First off, when you say "uncomfortable," what do you mean? I have a nice carbon bike that's made for racing, and (other than my butt getting a little sore on the reeeeeally long rides) it's incredibly comfortable. It has to be, considering the number of hours I have to ride it in order to be ready to race! What makes it comfortable is a few things:

- It's the right size for me: the length of it puts my torso at a comfortable angle that is both aerodynamic and balances my weight between my butt and my hands. 
-It's been professionally fit to me: I paid some $ to have someone take an hour or so to help me get the seat position and the height/reach of the handlebars and shifters in just the right place. A bike can be the right size for you and have the right saddle, but if you don't have these things positioned right, it can be very, very uncomfortable. 
-It's got the "right" saddle for me: saddles are as personal of a choice as significant others- what one person is in love with may make you want to scream, so keep that in mind and keep trying them out until you find one that you don't notice when you ride. 

These are a few of the most important things to consider when trying out a bike. Don't limit yourself to WSD bikes, because not all women fit the WSD "mold" (shorter arms/torso and longer legs). However, you may find them to be a godsend. You don't know until you try them out. 
The best thing you can do is visit some bike shops in your area and try as many bikes as possible. Try some out of your price range.

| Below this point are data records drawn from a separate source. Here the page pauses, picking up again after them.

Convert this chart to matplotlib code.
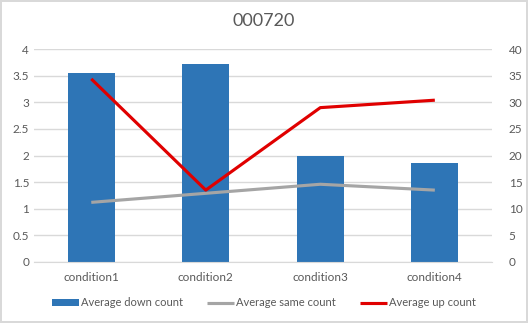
import matplotlib.pyplot as plt
import numpy as np

plt.rcParams['font.family'] = ['Lato', 'DejaVu Sans']

# data
categories = ['condition1', 'condition2', 'condition3', 'condition4']
down_count = [3.56, 3.72, 1.99, 1.86]
same_count = [11.2, 12.9, 14.6, 13.5]
up_count = [34.4, 13.5, 29.0, 30.4]
left_ticks = [0, 0.5, 1, 1.5, 2, 2.5, 3, 3.5, 4]
left_labels = ['0', '0.5', '1', '1.5', '2', '2.5', '3', '3.5', '4']
right_ticks = [0, 5, 10, 15, 20, 25, 30, 35, 40]

txt = '#595959'
fig = plt.figure(figsize=(5.28, 3.23), dpi=100)
fig.patch.set_edgecolor('#d9d9d9')
fig.patch.set_linewidth(1.5)
ax = fig.add_axes([0.0644, 0.189, 0.8676, 0.659])
x = np.arange(len(categories))

bars = ax.bar(x, down_count, width=0.41, color='#2e75b6', zorder=2,
              label='Average down count')
ax.set_ylim(0, 4)
ax.set_yticks(left_ticks)
ax.set_yticklabels(left_labels)
ax.set_xlim(-0.5, 3.5)
ax.set_xticks(x)
ax.set_xticklabels(categories)
ax.grid(axis='y', color='#d9d9d9', linewidth=1, zorder=0)
ax.set_axisbelow(True)
for s in ['top', 'right', 'left']:
    ax.spines[s].set_visible(False)
ax.spines['bottom'].set_color('#d9d9d9')
ax.tick_params(axis='both', length=0, colors=txt, labelsize=8.5)
ax.tick_params(axis='x', pad=7)

ax2 = ax.twinx()
l1, = ax2.plot(x, same_count, color='#a5a5a5', linewidth=2.25,
               label='Average same count', solid_capstyle='butt')
l2, = ax2.plot(x, up_count, color='#e00000', linewidth=2.25,
               label='Average up count', solid_capstyle='butt')
ax2.set_ylim(0, 40)
ax2.set_yticks(right_ticks)
for s in ax2.spines.values():
    s.set_visible(False)
ax2.tick_params(axis='y', length=0, colors=txt, labelsize=8.5, pad=12)

fig.text(0.5, 0.935, '000720', ha='center', va='center', fontsize=13, color=txt)

fig.legend(handles=[bars, l1, l2], loc='center', bbox_to_anchor=(0.5, 0.062),
           ncol=3, frameon=False, fontsize=8, labelcolor=txt,
           handlelength=2.4, handletextpad=0.2, columnspacing=2.2)

fig.savefig('out.png', dpi=100)
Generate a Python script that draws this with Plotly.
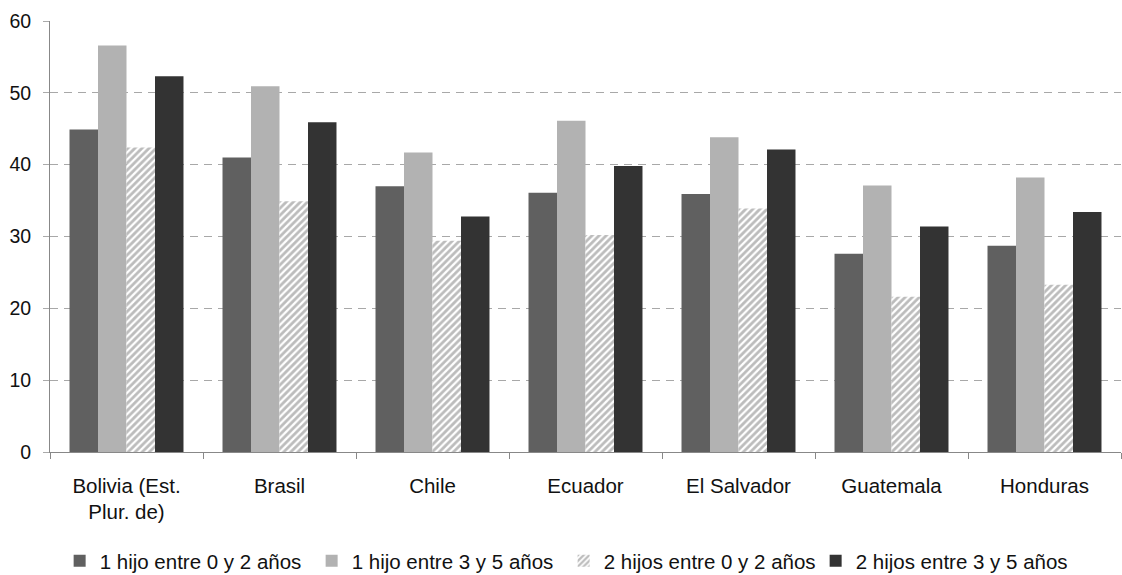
import plotly.graph_objects as go

categories = ["Bolivia (Est.<br>Plur. de)", "Brasil", "Chile", "Ecuador", "El Salvador", "Guatemala", "Honduras"]
series_names = ["1 hijo entre 0 y 2 años", "1 hijo entre 3 y 5 años", "2 hijos entre 0 y 2 años", "2 hijos entre 3 y 5 años"]
s1 = [44.9, 41.0, 37.0, 36.1, 35.9, 27.6, 28.7]
s2 = [56.6, 50.9, 41.7, 46.1, 43.8, 37.1, 38.2]
s3 = [42.4, 34.9, 29.4, 30.2, 33.9, 21.6, 23.3]
s4 = [52.3, 45.9, 32.8, 39.8, 42.1, 31.4, 33.4]
y_ticks = [0, 10, 20, 30, 40, 50, 60]

fig = go.Figure()
fig.add_trace(go.Bar(name=series_names[0], x=categories, y=s1, marker=dict(color="#606060", line=dict(width=0))))
fig.add_trace(go.Bar(name=series_names[1], x=categories, y=s2, marker=dict(color="#b2b2b2", line=dict(width=0))))
fig.add_trace(go.Bar(name=series_names[2], x=categories, y=s3,
                     marker=dict(color="#ffffff", line=dict(width=0),
                                 pattern=dict(shape="/", fgcolor="#7a7a7a", bgcolor="#ffffff", size=5, solidity=0.55))))
fig.add_trace(go.Bar(name=series_names[3], x=categories, y=s4, marker=dict(color="#333333", line=dict(width=0))))

fig.update_layout(
    width=1122, height=575,
    margin=dict(l=50, r=1, t=21, b=123, autoexpand=False),
    paper_bgcolor="white", plot_bgcolor="white",
    barmode="group", bargap=0.255, bargroupgap=0,
    font=dict(family="Liberation Sans, Arial, sans-serif", size=20, color="#111111"),
    showlegend=True,
    legend=dict(orientation="h", x=0.009, xanchor="left", y=(452 - 561) / 431, yanchor="middle",
                font=dict(size=20.5, color="#111111"), traceorder="normal", itemwidth=30,
                entrywidth=207, entrywidthmode="pixels"),
    xaxis=dict(showline=True, linecolor="#888888", linewidth=1, ticks="outside",
               ticklen=6, tickcolor="#888888", tickson="boundaries", showgrid=False,
               tickfont=dict(size=20.5, color="#111111"), ticklabelstandoff=15, automargin=False),
    yaxis=dict(range=[0, 60], tickvals=y_ticks, showline=True, linecolor="#888888", linewidth=1,
               ticks="outside", ticklen=6, tickcolor="#aaaaaa", showgrid=True,
               gridcolor="#a8a8a8", griddash="8px,6px", gridwidth=1, zeroline=False,
               tickfont=dict(size=19.5, color="#111111"), ticklabelstandoff=8, automargin=False),
)

fig.write_html("out.html", config={"displayModeBar": False},
               post_script="document.body.style.margin='0';")
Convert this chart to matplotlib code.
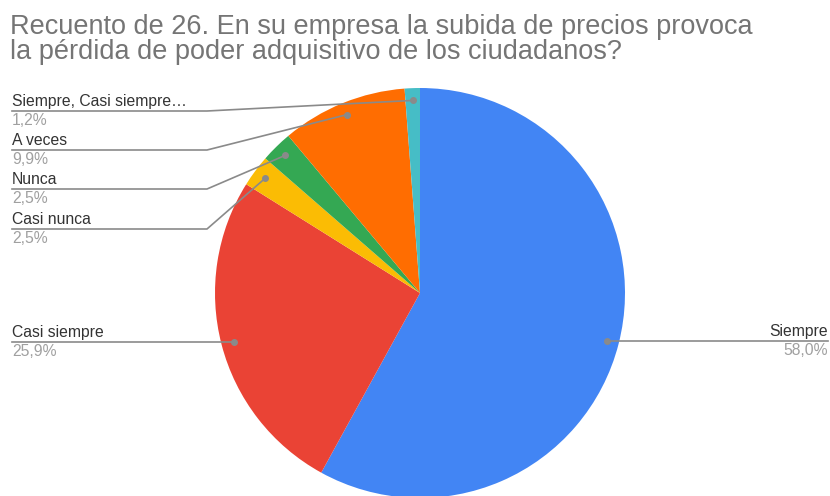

Don't be afraid/intimidated to try something labeled as a "racing" bike because, chances are, if it's the right size for you, it will be comfortable with a proper fitting. Don't be afraid to ask a lot of questions, because that will help you learn and help the people at the shop match you up with the right ride.


----------



## chipseal (Apr 30, 2009)

andrea. thanks for directing me to your post! this was what i've understood in terms of bike fit - demo (all kinds not just wsd), relative position between handlebar, stem, and seat level and tilt and then saddle fit. thanks for mapping it all out!


----------



## il sogno (Jul 15, 2002)

What Andrea said is right. I'm 5'4" and ride a men's 49cm frame (Look). You are at a height where there are still many options available to you. 

FWIW I've ridden the new Trek Madones and they are very good bikes. The Orbeas are good as well as the Specialized bikes. 

You can get a high performance bike and leave the fork steerer tube long enough to have your bars up a bit higher. As you get used to riding you can gradually lower the bars to a more aero position.


----------



## chipseal (Apr 30, 2009)

il sogno. thanks! the options are great and also make it that much more important to get on the bike. i've drooled over madones, s works, and the diva. so, it will come down getting on them all again and seeing which size and fit works! i guess that's the one thing this forum can't do for me! ;D thanks again!


----------



## il sogno (Jul 15, 2002)

chipseal said:


> il sogno. thanks! the options are great and also make it that much more important to get on the bike. i've drooled over madones, s works, and the diva. so, it will come down getting on them all again and seeing which size and fit works! i guess that's the one thing this forum can't do for me! ;D thanks again!


If I had a vote, I would vote for the Diva. Just sayin'... :thumbsup:


----------